Over on the financial times blog there is a bit of a dust up over the speeches of Barak Obama. My experience with this presidential election is that anything that anyone can say is taken by supporters of one candidate as gospel truth, and by the supporters of the other candidate as being proof of the speaker being in league with the devil. I've been accused of just about everything for not being completely enthralled by one or the other.
This is a false decision. Candidates are people, and politicians, and they are flawed people. Even the greatest of leaders have been flawed people who have made flawed decisions. Lincoln's first two years in office may have been the worst first two years of any American President. Certainly he could have picked better generals. Winston Churchill's career is one of recovering from miscalculation. I could go on with the list of great monarchs, presidents and other leaders whose mistakes are large enough to bury lesser reputations.
I sympathize with Gideon Rachman not being inspired by Obama's speeches, but then, he's not the person those speeches are targeted towards. On the American left, there is a great deal of defeatism. People who are better at the big picture than I am say that a great deal of that defeatism and pessimism is warranted, that many of the easy assumptions of American wealth and power are doomed to go away. The life we have known, they tell me, is not to be. There is a good deal of quoting of Gandalf on the subject of Gondor.
So if his point is that the speeches don't challenge, I think that's not correct. Obama is challenging the very dark consensus on the American left about an America in decline, and an American empire that has outlived its usefulness.

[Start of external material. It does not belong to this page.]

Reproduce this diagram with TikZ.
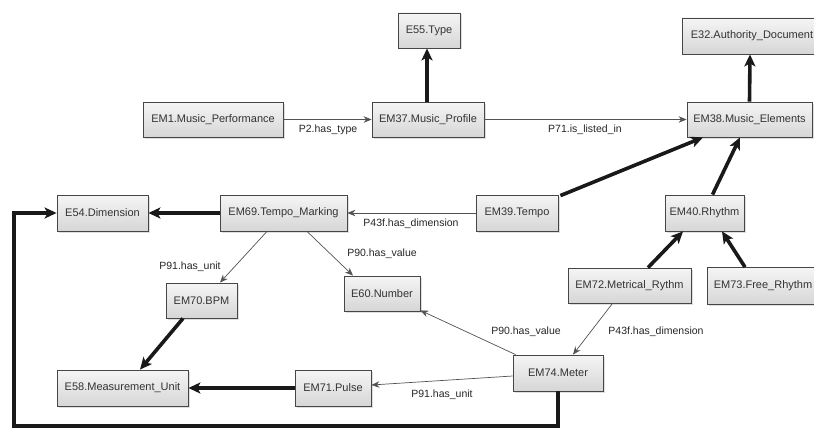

Let me offer a different perspective, and that i that mere optimism is, and should be, held in low regard right now. Has there been any more perpetually optimistic administration than that of George W. Bush? Has anyone ever made so many promises about how things are going to get better? Mere faith in one's movement, is not enough.
What I keep listening for is a reason to belive. Not a reason to believe that Obama believes in himself, he very clearly does. But then, I've got a President now who has complete faith in himself, and John McCain has complete faith in himself. But Rachman and Clive Brook aren't arguing over McCain and Bush, versus Obama. There's a reason for that. That reason is that the last 8 years have shown, to almost any neutral observer's sufficient satisfaction, that Bush and Bushism are a failure, that they suck the life out of the United States, and give the world a burning war boom which impoverishes many, while enriching a few.
I've heard, read, and listened to many people who believe that change is possible, and that great changes are possible. But Barak Obama hasn't promised great changes, merely change. He hasn't laid out grand visions. Instead he seems to tell me that the only problem we have is that a few bad decisions were made in Washington. I can believe that the war was a catastrophic mistake. I've believed so ever since I woke up and realized that the United States was going to invade Iraq, even if Saddam crawled on bended knees from Baghdad to Washington DC.
However, there are larger problems than can be solved by stopping the present. And for these, I don't find Obama's speeches moving, because he doesn't seem to tell me how we can do these things. One of the parts of my political awakening was reading Paul Kruman call George W. Bush everything but a liar in the run up to the election of 2000. I turns out that this is because he was forbidden to use that word. George W. Bush was filled with promises that we could do everything. It turns out that his optimism was based on the idea that we would have a fast invasion of Iraq, and that that would be enough "loot," to use a favorite word that many have used, to feed all the promises.
So "Yes we can!" is a challenge, a challenge to many people, like myself, who have been unalterably opposed to the last eight years, and see the signs of decline and failure in America. Books form Jared Diamond, Paul Krugman, and others, have centered around the theme of a great ending. Obama, is making a challenge to a party and a position on the political scale which has predicted failure and disaster from Bush's policies. So far predicting that a Bush policy would be a disaster for everyone but the very rich and Bush himself, has been reasonably accurate.
This means that a more productive argument, I think, would not be over whether Obama is this or that, because we've past the point in the campaign when anyone is going to say anything substantial. The next real glimpse we will get is when the convention arrives, and the final candidate outlines their platform for seeking the Presidency. Until then, it is kabuki theater in the dark.
Instead I would propose that nothing will be done without believing that something can be done. Here is a moment when even Presidents are smaller than the forces that swirl around them. Canute could not hold back the tides, the legend goes, and the next President of the United States can't hold back global warming.
It's time to ignore who will be President for a while, and focus instead on what will be true no matter what. I'm sure that the great minds of the greater world will find that deeper drink than repetitions of "Yes we can."